Up to and including the line with "plt.rcParams['font.family'] = ['Liberation", write out the listing from its first line, minus the pictures.

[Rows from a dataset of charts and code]
------------------------------------------------
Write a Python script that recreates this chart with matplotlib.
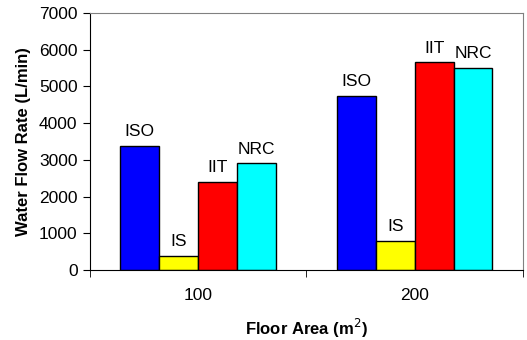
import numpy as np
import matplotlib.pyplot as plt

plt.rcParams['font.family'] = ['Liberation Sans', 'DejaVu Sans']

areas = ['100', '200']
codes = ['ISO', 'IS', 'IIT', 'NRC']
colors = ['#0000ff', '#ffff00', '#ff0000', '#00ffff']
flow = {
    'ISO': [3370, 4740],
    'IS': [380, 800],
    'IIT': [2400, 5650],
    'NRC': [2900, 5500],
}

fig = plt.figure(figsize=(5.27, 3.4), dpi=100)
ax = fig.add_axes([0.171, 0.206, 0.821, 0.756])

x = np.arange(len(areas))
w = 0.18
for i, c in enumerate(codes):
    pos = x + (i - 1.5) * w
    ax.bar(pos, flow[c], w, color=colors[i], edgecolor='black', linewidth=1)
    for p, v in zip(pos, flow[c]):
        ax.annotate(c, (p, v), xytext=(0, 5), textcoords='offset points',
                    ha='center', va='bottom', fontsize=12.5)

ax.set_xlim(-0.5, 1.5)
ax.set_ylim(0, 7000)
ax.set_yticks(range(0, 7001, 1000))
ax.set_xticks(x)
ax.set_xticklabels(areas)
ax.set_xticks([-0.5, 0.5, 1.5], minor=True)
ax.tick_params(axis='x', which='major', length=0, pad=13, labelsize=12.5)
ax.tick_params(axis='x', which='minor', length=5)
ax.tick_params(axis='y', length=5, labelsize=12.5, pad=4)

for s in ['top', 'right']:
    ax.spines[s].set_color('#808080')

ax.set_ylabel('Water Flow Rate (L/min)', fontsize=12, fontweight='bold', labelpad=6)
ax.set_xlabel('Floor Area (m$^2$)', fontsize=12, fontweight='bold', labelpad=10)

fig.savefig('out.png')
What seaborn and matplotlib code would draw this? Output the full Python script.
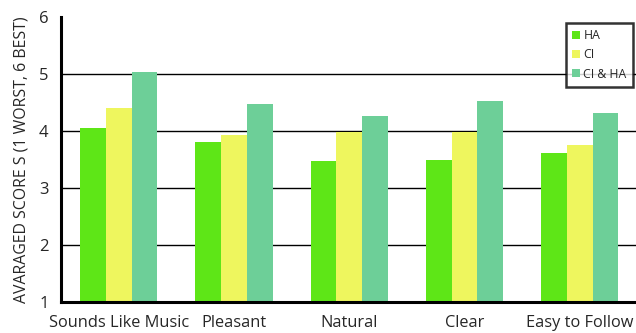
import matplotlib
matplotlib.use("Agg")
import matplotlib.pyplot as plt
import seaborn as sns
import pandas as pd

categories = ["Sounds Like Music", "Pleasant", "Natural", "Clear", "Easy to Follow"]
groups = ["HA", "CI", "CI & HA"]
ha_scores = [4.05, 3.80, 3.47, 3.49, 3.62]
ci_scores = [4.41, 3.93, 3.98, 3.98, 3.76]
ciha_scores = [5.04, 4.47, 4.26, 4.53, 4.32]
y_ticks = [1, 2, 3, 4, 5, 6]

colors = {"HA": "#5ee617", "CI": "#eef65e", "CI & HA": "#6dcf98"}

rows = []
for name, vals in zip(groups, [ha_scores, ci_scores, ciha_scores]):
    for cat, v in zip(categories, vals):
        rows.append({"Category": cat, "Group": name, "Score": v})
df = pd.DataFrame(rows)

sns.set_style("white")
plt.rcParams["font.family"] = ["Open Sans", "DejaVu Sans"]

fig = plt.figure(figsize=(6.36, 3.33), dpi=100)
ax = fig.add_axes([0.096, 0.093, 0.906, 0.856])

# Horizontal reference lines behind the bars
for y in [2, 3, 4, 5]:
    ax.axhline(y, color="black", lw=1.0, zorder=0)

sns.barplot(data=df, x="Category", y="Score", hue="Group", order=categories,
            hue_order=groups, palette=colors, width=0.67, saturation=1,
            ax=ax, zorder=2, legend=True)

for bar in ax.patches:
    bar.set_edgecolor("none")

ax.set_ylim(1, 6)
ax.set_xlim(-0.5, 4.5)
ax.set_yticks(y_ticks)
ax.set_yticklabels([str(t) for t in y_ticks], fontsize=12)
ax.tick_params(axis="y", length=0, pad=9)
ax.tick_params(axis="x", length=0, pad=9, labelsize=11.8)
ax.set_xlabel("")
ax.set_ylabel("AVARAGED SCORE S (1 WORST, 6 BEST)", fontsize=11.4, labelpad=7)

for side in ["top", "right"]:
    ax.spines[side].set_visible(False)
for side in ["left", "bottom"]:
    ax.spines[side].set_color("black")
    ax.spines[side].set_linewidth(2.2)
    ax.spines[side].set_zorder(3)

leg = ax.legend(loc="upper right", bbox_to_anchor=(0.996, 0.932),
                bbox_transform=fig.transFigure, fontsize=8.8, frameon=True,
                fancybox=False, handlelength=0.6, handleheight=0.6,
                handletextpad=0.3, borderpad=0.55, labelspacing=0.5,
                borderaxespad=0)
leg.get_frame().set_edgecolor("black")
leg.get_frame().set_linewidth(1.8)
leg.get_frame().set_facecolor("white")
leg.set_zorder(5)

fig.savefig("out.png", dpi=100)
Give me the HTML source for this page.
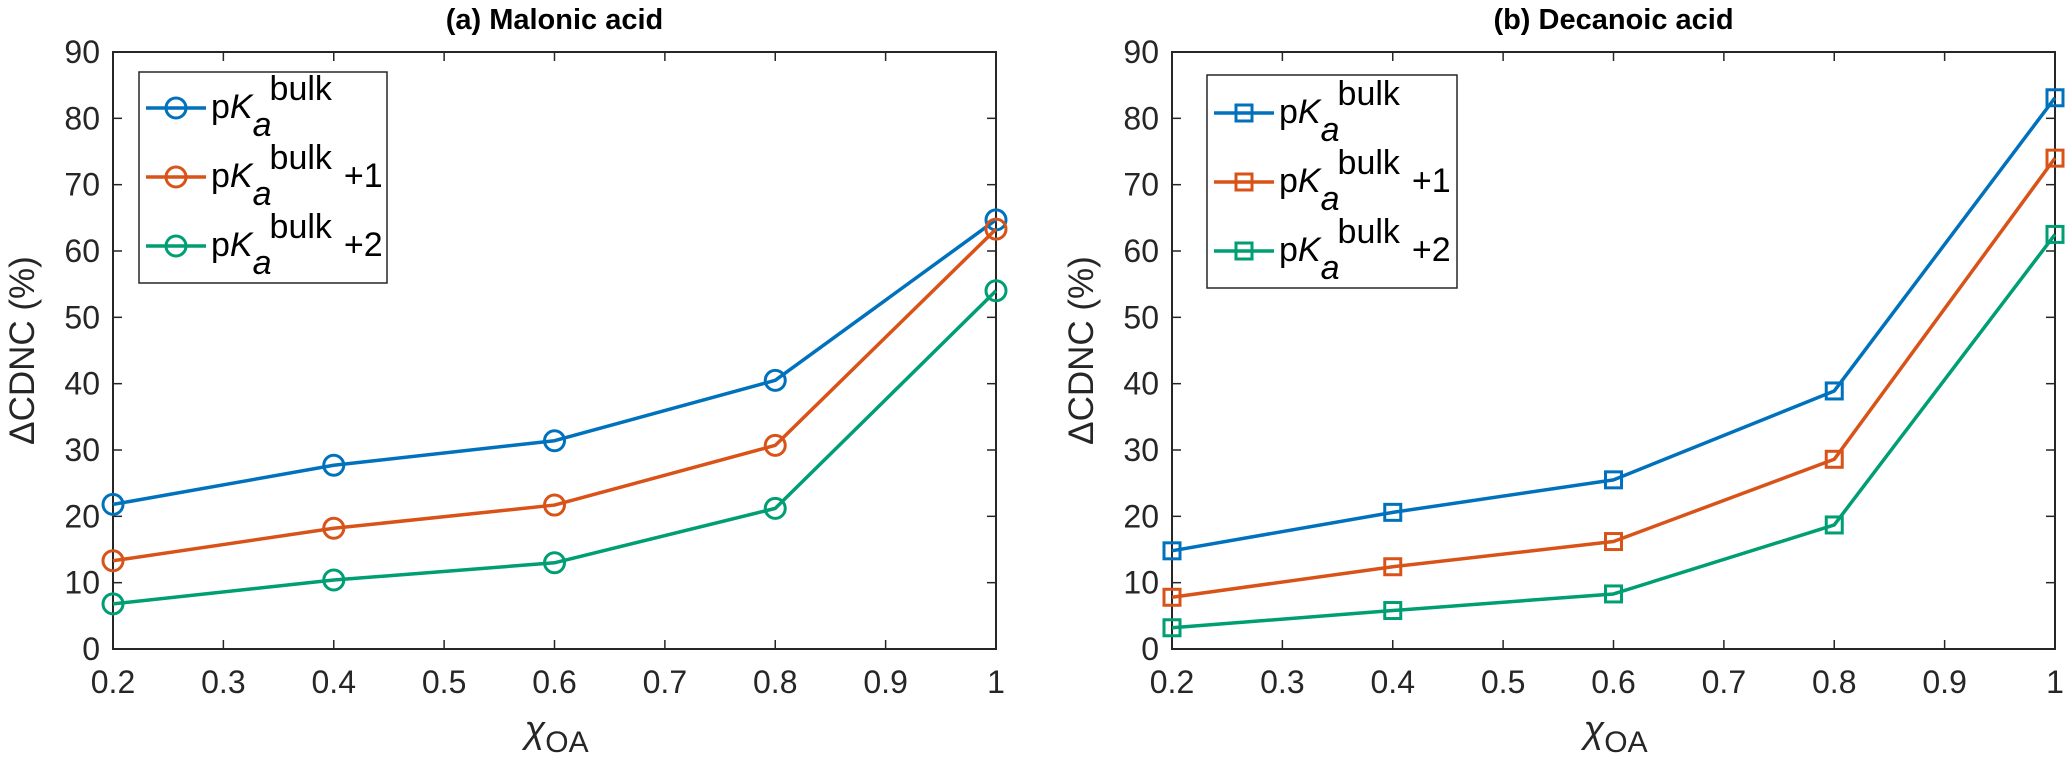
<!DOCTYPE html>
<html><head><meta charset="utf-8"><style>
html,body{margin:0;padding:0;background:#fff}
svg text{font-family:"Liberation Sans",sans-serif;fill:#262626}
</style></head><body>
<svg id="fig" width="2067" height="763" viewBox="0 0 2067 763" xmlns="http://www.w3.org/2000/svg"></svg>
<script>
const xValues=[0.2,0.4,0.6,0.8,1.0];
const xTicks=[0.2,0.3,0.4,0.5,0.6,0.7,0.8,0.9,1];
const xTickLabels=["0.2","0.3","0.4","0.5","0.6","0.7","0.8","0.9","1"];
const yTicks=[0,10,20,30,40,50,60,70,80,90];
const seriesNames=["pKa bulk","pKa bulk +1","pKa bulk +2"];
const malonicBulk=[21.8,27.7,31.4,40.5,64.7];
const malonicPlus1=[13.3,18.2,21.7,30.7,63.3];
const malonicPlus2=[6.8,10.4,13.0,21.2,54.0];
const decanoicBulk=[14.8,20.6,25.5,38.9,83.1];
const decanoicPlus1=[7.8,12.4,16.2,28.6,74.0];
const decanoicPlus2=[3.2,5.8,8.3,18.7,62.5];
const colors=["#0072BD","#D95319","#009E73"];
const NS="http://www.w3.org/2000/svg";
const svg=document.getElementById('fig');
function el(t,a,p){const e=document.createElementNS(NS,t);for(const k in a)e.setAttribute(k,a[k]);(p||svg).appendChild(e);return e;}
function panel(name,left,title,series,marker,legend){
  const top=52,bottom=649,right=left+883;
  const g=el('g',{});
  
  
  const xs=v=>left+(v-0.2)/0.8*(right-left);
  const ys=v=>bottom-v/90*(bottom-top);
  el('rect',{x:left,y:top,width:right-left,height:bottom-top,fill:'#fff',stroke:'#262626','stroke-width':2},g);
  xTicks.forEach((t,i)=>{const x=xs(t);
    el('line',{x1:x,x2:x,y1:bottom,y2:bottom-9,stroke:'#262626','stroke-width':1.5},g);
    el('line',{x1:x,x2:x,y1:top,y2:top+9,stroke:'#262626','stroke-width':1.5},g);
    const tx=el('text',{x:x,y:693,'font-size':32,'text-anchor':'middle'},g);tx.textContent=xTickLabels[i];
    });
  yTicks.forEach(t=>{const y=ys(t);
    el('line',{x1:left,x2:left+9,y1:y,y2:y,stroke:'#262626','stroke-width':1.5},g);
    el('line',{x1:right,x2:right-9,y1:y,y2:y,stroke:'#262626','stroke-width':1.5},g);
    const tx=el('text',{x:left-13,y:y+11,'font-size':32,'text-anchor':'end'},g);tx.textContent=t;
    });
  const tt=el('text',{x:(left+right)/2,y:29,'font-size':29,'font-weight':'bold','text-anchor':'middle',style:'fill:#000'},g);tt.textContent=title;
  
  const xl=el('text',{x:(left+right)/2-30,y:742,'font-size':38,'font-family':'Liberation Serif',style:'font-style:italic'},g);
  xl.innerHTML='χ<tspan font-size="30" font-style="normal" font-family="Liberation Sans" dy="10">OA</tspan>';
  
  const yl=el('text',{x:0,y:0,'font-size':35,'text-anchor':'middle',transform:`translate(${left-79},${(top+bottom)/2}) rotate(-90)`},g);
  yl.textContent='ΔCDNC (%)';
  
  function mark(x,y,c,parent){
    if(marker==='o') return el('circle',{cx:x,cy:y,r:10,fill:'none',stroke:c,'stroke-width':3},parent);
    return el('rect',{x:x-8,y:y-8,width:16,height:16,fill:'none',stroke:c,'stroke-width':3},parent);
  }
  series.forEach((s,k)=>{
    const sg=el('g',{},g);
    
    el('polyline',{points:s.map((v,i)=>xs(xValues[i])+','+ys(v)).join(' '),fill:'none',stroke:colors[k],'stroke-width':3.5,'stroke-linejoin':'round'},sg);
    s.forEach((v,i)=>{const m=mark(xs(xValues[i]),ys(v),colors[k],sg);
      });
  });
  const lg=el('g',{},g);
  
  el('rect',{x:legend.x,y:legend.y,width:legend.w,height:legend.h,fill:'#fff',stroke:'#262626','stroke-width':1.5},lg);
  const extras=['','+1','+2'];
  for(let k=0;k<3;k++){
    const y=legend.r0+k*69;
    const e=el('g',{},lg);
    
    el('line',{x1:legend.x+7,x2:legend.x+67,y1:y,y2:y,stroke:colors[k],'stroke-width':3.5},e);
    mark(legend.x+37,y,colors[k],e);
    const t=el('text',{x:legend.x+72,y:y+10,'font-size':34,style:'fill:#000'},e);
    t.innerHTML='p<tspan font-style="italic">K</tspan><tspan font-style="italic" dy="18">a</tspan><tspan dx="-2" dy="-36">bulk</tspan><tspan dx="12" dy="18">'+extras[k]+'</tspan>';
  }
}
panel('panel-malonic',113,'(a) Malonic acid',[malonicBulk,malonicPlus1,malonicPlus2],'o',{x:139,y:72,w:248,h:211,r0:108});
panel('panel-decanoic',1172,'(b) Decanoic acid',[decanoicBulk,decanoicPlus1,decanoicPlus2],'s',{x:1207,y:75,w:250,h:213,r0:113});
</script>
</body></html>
------------------------------------------------
**Task result:**
Write a Python script that recreates this chart with matplotlib.
import numpy as np
import matplotlib.pyplot as plt

plt.rcParams['font.family'] = ['Liberation Sans', 'DejaVu Sans']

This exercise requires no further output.